> PROBLEM DESCRIPTION:
Repeat each line of the material below exactly as it appears, minus any pictures.

> RECORDS SUPPLIED:
—————

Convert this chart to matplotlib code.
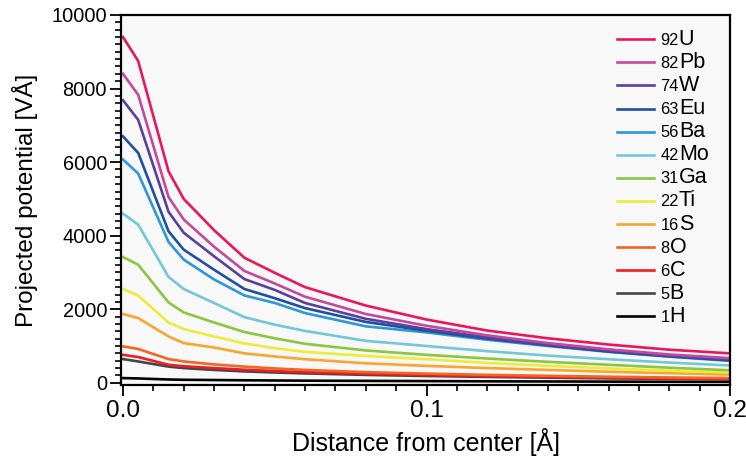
import matplotlib
matplotlib.use("Agg")
import matplotlib.pyplot as plt
from matplotlib.lines import Line2D
from matplotlib.ticker import MultipleLocator, FormatStrFormatter
from matplotlib.offsetbox import AnchoredOffsetbox, HPacker, TextArea, DrawingArea

plt.rcParams['font.family'] = ['Liberation Sans', 'DejaVu Sans']

# distance from center [Å]
distance = [0.0, 0.005, 0.015, 0.02, 0.03, 0.04, 0.05, 0.06, 0.08, 0.10, 0.12, 0.14, 0.16, 0.18, 0.20]

# projected potential [VÅ]
U  = [9400, 8750, 5750, 5000, 4150, 3400, 2990, 2600, 2100, 1720, 1420, 1210, 1040, 900, 800]
Pb = [8400, 7830, 5050, 4440, 3700, 3040, 2700, 2340, 1870, 1550, 1290, 1080, 910, 770, 670]
W  = [7680, 7150, 4650, 4080, 3440, 2820, 2525, 2170, 1740, 1460, 1235, 1040, 880, 740, 630]
Eu = [6700, 6250, 4120, 3620, 3075, 2550, 2300, 2030, 1655, 1415, 1200, 1020, 850, 720, 610]
Ba = [6070, 5690, 3830, 3350, 2810, 2375, 2170, 1895, 1535, 1370, 1170, 1000, 840, 710, 595]
Mo = [4600, 4300, 2880, 2550, 2170, 1784, 1580, 1410, 1140, 1000, 860, 740, 640, 550, 470]
Ga = [3420, 3210, 2185, 1913, 1640, 1380, 1210, 1060, 880, 760, 660, 570, 490, 410, 340]
Ti = [2550, 2370, 1640, 1460, 1260, 1070, 940, 840, 730, 640, 540, 460, 390, 330, 280]
S  = [1870, 1760, 1260, 1080, 960, 800, 716, 640, 530, 460, 400, 350, 300, 260, 225]
O  = [990, 920, 645, 580, 500, 440, 390, 350, 290, 250, 215, 190, 165, 145, 128]
C  = [760, 700, 490, 450, 400, 355, 320, 290, 245, 210, 180, 160, 140, 120, 105]
B  = [645, 580, 440, 400, 350, 310, 280, 255, 215, 185, 160, 140, 120, 105, 90]
H  = [128, 118, 90, 82, 75, 68, 63, 58, 52, 46, 40, 36, 32, 28, 25]

series = [U, Pb, W, Eu, Ba, Mo, Ga, Ti, S, O, C, B, H]
atomic_numbers = ["92", "82", "74", "63", "56", "42", "31", "22", "16", "8", "6", "5", "1"]
symbols = ["U", "Pb", "W", "Eu", "Ba", "Mo", "Ga", "Ti", "S", "O", "C", "B", "H"]
colors = ["#e8175d", "#c4489c", "#5b3f9c", "#1f4f9f", "#2f96d9", "#72c7d9", "#8cc63f",
          "#ecec3a", "#f9a52f", "#f26522", "#ee1c24", "#454545", "#000000"]

fig = plt.figure(figsize=(7.46, 4.63), dpi=100)
ax = fig.add_axes([121/746, 1-385/463, 609/746, 370/463])
ax.set_facecolor("#f8f8f9")

for vals, col in zip(series[::-1], colors[::-1]):
    ax.plot(distance, vals, color=col, lw=1.9, solid_joinstyle='round')

ax.set_xlim(-0.00066, 0.2)
ax.set_ylim(-60, 10000)

ax.xaxis.set_major_locator(MultipleLocator(0.1))
ax.xaxis.set_minor_locator(MultipleLocator(0.01))
ax.xaxis.set_major_formatter(FormatStrFormatter('%.1f'))
ax.yaxis.set_major_locator(MultipleLocator(2000))
ax.yaxis.set_minor_locator(MultipleLocator(200))

ax.tick_params(which='major', direction='out', length=8, width=1.3, color='black')
ax.tick_params(which='minor', direction='out', length=4, width=1.2, color='black')
ax.tick_params(axis='y', which='major', labelsize=14.4, pad=2)
ax.tick_params(axis='x', which='major', labelsize=17.5, pad=3)

for sp in ax.spines.values():
    sp.set_linewidth(1.6)

ax.set_xlabel("Distance from center [Å]", fontsize=18, labelpad=4)
ax.set_ylabel("Projected potential [VÅ]", fontsize=17.5, labelpad=10)

# legend with small atomic numbers
x0 = 0.814
y0 = 0.9343
dy = 0.0624
for i, (num, sym, col) in enumerate(zip(atomic_numbers, symbols, colors)):
    da = DrawingArea(27, 10, 0, 0)
    da.add_artist(Line2D([0, 27], [5, 5], color=col, lw=1.9))
    txt = HPacker(children=[TextArea(num, textprops=dict(fontsize=11.8)),
                            TextArea(sym, textprops=dict(fontsize=15.5))],
                  align='baseline', pad=0, sep=0)
    row = HPacker(children=[da, txt], align='center', pad=0, sep=4.5)
    box = AnchoredOffsetbox(loc='center left', child=row, pad=0, borderpad=0,
                            frameon=False, bbox_to_anchor=(x0, y0 - i*dy),
                            bbox_transform=ax.transAxes)
    ax.add_artist(box)

fig.savefig("out.png", dpi=100)
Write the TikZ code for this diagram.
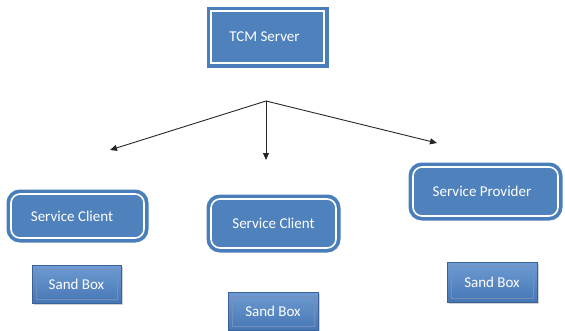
\documentclass[tikz,border=0pt]{standalone}
\usepackage{fontspec}
\setmainfont{Carlito}
\usetikzlibrary{arrows.meta,shadows}
\definecolor{offblue}{HTML}{4F81BD}
\definecolor{offedge}{HTML}{4A7EBB}
\definecolor{sbtop}{HTML}{6E9BD2}
\definecolor{sbbot}{HTML}{4677B5}
\definecolor{sbedge}{HTML}{3A6199}
\tikzset{
  mainbox/.style={draw=white, line width=1.6pt, fill=offblue,
    preaction={draw=offedge, line width=9pt},
    text=white, inner sep=0pt, font=\fontsize{15}{17}\selectfont},
  roundbox/.style={mainbox, rounded corners=9pt},
  sandbox/.style={draw=sbedge, line width=0.6pt, top color=sbtop, bottom color=sbbot,
    drop shadow={shadow xshift=2pt, shadow yshift=-2pt, fill=black!35, opacity=0.5},
    path picture={\draw[sbedge!70, line width=0.5pt]
      ([xshift=4pt,yshift=4pt]path picture bounding box.south west) rectangle
      ([xshift=-4pt,yshift=-4pt]path picture bounding box.north east);},
    text=white, inner sep=0pt, font=\fontsize{15}{17}\selectfont},
  conn/.style={draw=black!85, line width=0.9pt, -{Triangle[length=7pt,width=6pt]}}
}
\begin{document}
\begin{tikzpicture}[x=1pt,y=-1pt]
\useasboundingbox (0,0) rectangle (565,330);
\node[mainbox, minimum width=113pt, minimum height=52pt] (tcm) at (267.5,37) {\hspace*{-6pt}TCM Server};
\node[roundbox, minimum width=133pt, minimum height=44pt] (sc1) at (77.5,216) {\hspace*{-11pt}Service Client};
\node[roundbox, minimum width=125pt, minimum height=49pt] (sc2) at (273.5,223.5) {Service Client};
\node[roundbox, minimum width=145pt, minimum height=49pt] (sp) at (485.5,191.5) {\hspace*{-7pt}Service Provider};
\node[sandbox, minimum width=89pt, minimum height=38pt] (sb1) at (76.5,284) {Sand Box};
\node[sandbox, minimum width=90pt, minimum height=38pt] (sb2) at (273,311) {Sand Box};
\node[sandbox, minimum width=90pt, minimum height=40pt] (sb3) at (492,282) {Sand Box};
\coordinate (apex) at (266,101);
\coordinate (endl) at (110,150);
\coordinate (endm) at (266,160);
\coordinate (endr) at (437,143);
\draw[conn] (apex) -- (endl);
\draw[conn] (apex) -- (endm);
\draw[conn] (apex) -- (endr);
\end{tikzpicture}
\end{document}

—————

> WRITTEN REPLY:
Convert this chart to matplotlib code.
import matplotlib
matplotlib.use("Agg")
import matplotlib.pyplot as plt
from matplotlib.lines import Line2D
from matplotlib.ticker import MultipleLocator, FormatStrFormatter
from matplotlib.offsetbox import AnchoredOffsetbox, HPacker, TextArea, DrawingArea

plt.rcParams['font.family'] = ['Liberation Sans', 'DejaVu Sans']

# distance from center [Å]
distance = [0.0, 0.005, 0.015, 0.02, 0.03, 0.04, 0.05, 0.06, 0.08, 0.10, 0.12, 0.14, 0.16, 0.18, 0.20]

# projected potential [VÅ]
U  = [9400, 8750, 5750, 5000, 4150, 3400, 2990, 2600, 2100, 1720, 1420, 1210, 1040, 900, 800]
Pb = [8400, 7830, 5050, 4440, 3700, 3040, 2700, 2340, 1870, 1550, 1290, 1080, 910, 770, 670]
W  = [7680, 7150, 4650, 4080, 3440, 2820, 2525, 2170, 1740, 1460, 1235, 1040, 880, 740, 630]
Eu = [6700, 6250, 4120, 3620, 3075, 2550, 2300, 2030, 1655, 1415, 1200, 1020, 850, 720, 610]
Ba = [6070, 5690, 3830, 3350, 2810, 2375, 2170, 1895, 1535, 1370, 1170, 1000, 840, 710, 595]
Mo = [4600, 4300, 2880, 2550, 2170, 1784, 1580, 1410, 1140, 1000, 860, 740, 640, 550, 470]
Ga = [3420, 3210, 2185, 1913, 1640, 1380, 1210, 1060, 880, 760, 660, 570, 490, 410, 340]
Ti = [2550, 2370, 1640, 1460, 1260, 1070, 940, 840, 730, 640, 540, 460, 390, 330, 280]
S  = [1870, 1760, 1260, 1080, 960, 800, 716, 640, 530, 460, 400, 350, 300, 260, 225]
O  = [990, 920, 645, 580, 500, 440, 390, 350, 290, 250, 215, 190, 165, 145, 128]
C  = [760, 700, 490, 450, 400, 355, 320, 290, 245, 210, 180, 160, 140, 120, 105]
B  = [645, 580, 440, 400, 350, 310, 280, 255, 215, 185, 160, 140, 120, 105, 90]
H  = [128, 118, 90, 82, 75, 68, 63, 58, 52, 46, 40, 36, 32, 28, 25]

series = [U, Pb, W, Eu, Ba, Mo, Ga, Ti, S, O, C, B, H]
atomic_numbers = ["92", "82", "74", "63", "56", "42", "31", "22", "16", "8", "6", "5", "1"]
symbols = ["U", "Pb", "W", "Eu", "Ba", "Mo", "Ga", "Ti", "S", "O", "C", "B", "H"]
colors = ["#e8175d", "#c4489c", "#5b3f9c", "#1f4f9f", "#2f96d9", "#72c7d9", "#8cc63f",
          "#ecec3a", "#f9a52f", "#f26522", "#ee1c24", "#454545", "#000000"]

fig = plt.figure(figsize=(7.46, 4.63), dpi=100)
ax = fig.add_axes([121/746, 1-385/463, 609/746, 370/463])
ax.set_facecolor("#f8f8f9")

for vals, col in zip(series[::-1], colors[::-1]):
    ax.plot(distance, vals, color=col, lw=1.9, solid_joinstyle='round')

ax.set_xlim(-0.00066, 0.2)
ax.set_ylim(-60, 10000)

ax.xaxis.set_major_locator(MultipleLocator(0.1))
ax.xaxis.set_minor_locator(MultipleLocator(0.01))
ax.xaxis.set_major_formatter(FormatStrFormatter('%.1f'))
ax.yaxis.set_major_locator(MultipleLocator(2000))
ax.yaxis.set_minor_locator(MultipleLocator(200))

ax.tick_params(which='major', direction='out', length=8, width=1.3, color='black')
ax.tick_params(which='minor', direction='out', length=4, width=1.2, color='black')
ax.tick_params(axis='y', which='major', labelsize=14.4, pad=2)
ax.tick_params(axis='x', which='major', labelsize=17.5, pad=3)

for sp in ax.spines.values():
    sp.set_linewidth(1.6)

ax.set_xlabel("Distance from center [Å]", fontsize=18, labelpad=4)
ax.set_ylabel("Projected potential [VÅ]", fontsize=17.5, labelpad=10)

# legend with small atomic numbers
x0 = 0.814
y0 = 0.9343
dy = 0.0624
for i, (num, sym, col) in enumerate(zip(atomic_numbers, symbols, colors)):
    da = DrawingArea(27, 10, 0, 0)
    da.add_artist(Line2D([0, 27], [5, 5], color=col, lw=1.9))
    txt = HPacker(children=[TextArea(num, textprops=dict(fontsize=11.8)),
                            TextArea(sym, textprops=dict(fontsize=15.5))],
                  align='baseline', pad=0, sep=0)
    row = HPacker(children=[da, txt], align='center', pad=0, sep=4.5)
    box = AnchoredOffsetbox(loc='center left', child=row, pad=0, borderpad=0,
                            frameon=False, bbox_to_anchor=(x0, y0 - i*dy),
                            bbox_transform=ax.transAxes)
    ax.add_artist(box)

fig.savefig("out.png", dpi=100)
Write the TikZ code for this diagram.
\documentclass[tikz,border=0pt]{standalone}
\usepackage{fontspec}
\setmainfont{Carlito}
\usetikzlibrary{arrows.meta,shadows}
\definecolor{offblue}{HTML}{4F81BD}
\definecolor{offedge}{HTML}{4A7EBB}
\definecolor{sbtop}{HTML}{6E9BD2}
\definecolor{sbbot}{HTML}{4677B5}
\definecolor{sbedge}{HTML}{3A6199}
\tikzset{
  mainbox/.style={draw=white, line width=1.6pt, fill=offblue,
    preaction={draw=offedge, line width=9pt},
    text=white, inner sep=0pt, font=\fontsize{15}{17}\selectfont},
  roundbox/.style={mainbox, rounded corners=9pt},
  sandbox/.style={draw=sbedge, line width=0.6pt, top color=sbtop, bottom color=sbbot,
    drop shadow={shadow xshift=2pt, shadow yshift=-2pt, fill=black!35, opacity=0.5},
    path picture={\draw[sbedge!70, line width=0.5pt]
      ([xshift=4pt,yshift=4pt]path picture bounding box.south west) rectangle
      ([xshift=-4pt,yshift=-4pt]path picture bounding box.north east);},
    text=white, inner sep=0pt, font=\fontsize{15}{17}\selectfont},
  conn/.style={draw=black!85, line width=0.9pt, -{Triangle[length=7pt,width=6pt]}}
}
\begin{document}
\begin{tikzpicture}[x=1pt,y=-1pt]
\useasboundingbox (0,0) rectangle (565,330);
\node[mainbox, minimum width=113pt, minimum height=52pt] (tcm) at (267.5,37) {\hspace*{-6pt}TCM Server};
\node[roundbox, minimum width=133pt, minimum height=44pt] (sc1) at (77.5,216) {\hspace*{-11pt}Service Client};
\node[roundbox, minimum width=125pt, minimum height=49pt] (sc2) at (273.5,223.5) {Service Client};
\node[roundbox, minimum width=145pt, minimum height=49pt] (sp) at (485.5,191.5) {\hspace*{-7pt}Service Provider};
\node[sandbox, minimum width=89pt, minimum height=38pt] (sb1) at (76.5,284) {Sand Box};
\node[sandbox, minimum width=90pt, minimum height=38pt] (sb2) at (273,311) {Sand Box};
\node[sandbox, minimum width=90pt, minimum height=40pt] (sb3) at (492,282) {Sand Box};
\coordinate (apex) at (266,101);
\coordinate (endl) at (110,150);
\coordinate (endm) at (266,160);
\coordinate (endr) at (437,143);
\draw[conn] (apex) -- (endl);
\draw[conn] (apex) -- (endm);
\draw[conn] (apex) -- (endr);
\end{tikzpicture}
\end{document}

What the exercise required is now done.